Just give Viola Davis the Oscar now and save us all some time.
I’m not really a gambling gal, but if I was I’d put everything I have on the fact that when the gold statuettes are given out at the Academy Awards ceremony in February, Viola Davis will have one in her hand for her performance in Fences. It’s not easy to steal scenes from Denzel Washington, but she manages to do it regularly. Seriously – no one can ugly cry like this woman.
Viola Davis is the main reason to see Fences, but there are plenty of other reasons to recommend the movie as well. Based on the Pulitzer Prize winning play of the same name by August Wilson, Fences features excellent performances and a compelling story. Almost all the leads in the film are reprising their roles from the 2010 Broadway revival of the play, which gives the performances a lived-in feeling that only comes from doing the same dialogue eight times a week in front of a live audience. They know these characters – what makes them tick and their motivations. The staging of Fences in the film is more expansive, but still feels like a play. If you aren’t used to going to the theater, the pattern of the dialogue may take a little adjusting to; Washington’s character, in particular, is prone to a lot of “speechifying.”
Fences takes place in 1950s Pittsburgh and focuses on the Maxson family – patriarch Troy (Washington), his wife Rose (Davis), their son Cory (Jovan Adepo), Troy’s brother Gabe (Myketi Williamson), Troy’s son Lyons from a previous relationship (Russell Hornsby), and Troy’s longtime best friend Jim Bono (Stephen McKinley Henderson). Troy and Jim work as garbage collectors, but Troy used to be a talented baseball player who never made the transition from the Negro Leagues to Major League Baseball, whether because of his advanced age or, as Troy believes, because the color of his skin. Troy runs his home with an iron fist, often coming into conflict with Cory, who wants to play football and is being recruited for a college team. Troy is often estranged from various members of his family throughout the film and Fences chronicles the familial drama and ebb and flow of these relationships. Fences is a small movie in that it is more a character study of this particular family and there isn’t a ton of “action.” But there is strength from this intimacy; it allows the viewer to really get to know these characters as people and feel invested in their lives. It also gives the perfect showcase for the actors to shine. Washington also directed the film.

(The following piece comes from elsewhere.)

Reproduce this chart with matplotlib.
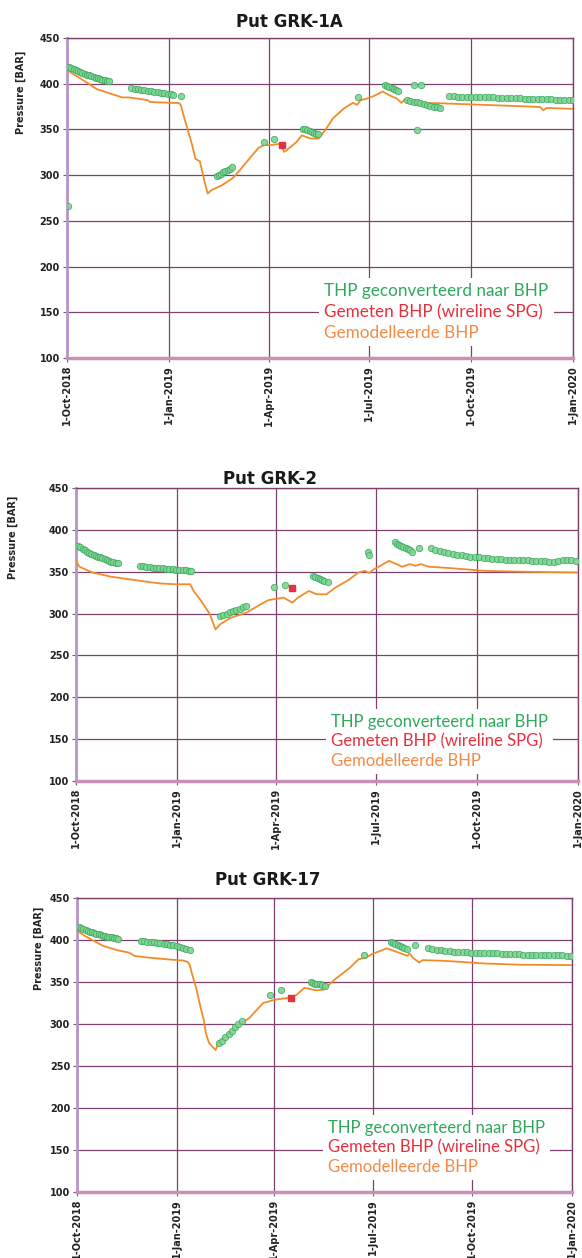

The role of Troy is a little different than what we’ve come to expect from Denzel Washington; when I mentioned to people that I was going to see this movie, they asked if he played a cop in it. Washington does tend to stick to his strengths when picking roles, but in Fences those manifest themselves in slightly different ways. He’s great as Troy – a man that you don’t necessarily like the more you get to know him, but who you at least come to understand his view of the world. Washington knows how to make Troy perfectly charming one minute and then make you want to smack him the next. Throughout the film, Troy references his battles with the Grim Reaper, but he’s also wrestling with a lot of demons. What I particularly liked about Fences is that all of these characters have hidden layers and the movie takes its time peeling them back and showing us another facet of their personality or world experience. That nuance gives the actors a lot to work with and the talented cast assembled eats that opportunity up with a spoon.
Though this film is anchored by the powerhouse performances of Davis and Washington, I’d be remiss if I didn’t also give credit to the supporting cast as well. They all bring something to the table and their characters provide some crucial insights into who Troy is. His interactions with his brother Gabe are particularly illuminating, as we see a part of his personality that few other characters can illuminate. Mykelti Williamson is saddled with perhaps the most problematic role – the depiction of the mentally impaired feels very outdated and there are a lot of clichés associated with Gabe – but Williamson somehow makes most of it work. As the newcomer to the cast, Jovan Adepo manages to hold his own. He was not in the Broadway revival, but he can go toe to toe with Washington, which is no small feat. Adepo’s acting credits are sparse, but I think that’s about to change.
I didn’t see the revival of Fences on Broadway, but after seeing the film I feel like I have. I’m guessing that not much changed in the transition from stage to film and Washington definitely directed a very bare bones production. The open sequence of Washington and Stephen McKinley Henderson on their trash route is the most cinematic segment of the movie. The rest of the film is very small, rarely leaving the confines of the Maxson homestead. Fences is very much a stage play that happened to be filmed. I wouldn’t have been surprised if there was an intermission during the film (there wasn’t), because it so accurately captured the experience of going to the theater. There aren’t a lot of bells and whistles, but there don’t need to be when the actors are providing all the action.
Fences isn’t a particularly flashy movie, but it boasts some truly fantastic acting performances. Viola Davis shines in this film; my only complaint is that she is submitting herself in the supporting actress category, which I think minimizes how central she is to this film and the amount of screen time that she receives. Otherwise, despite the ridiculously talented cast that surrounds her, she is the true standout. 2016 was generally a crappy year for movies, but I have to give it credit for ending strong with films like Fences. Led by Washington and Davis, this movie provides the opportunity for some of our best actors to do their thing and it is a pleasure to behold.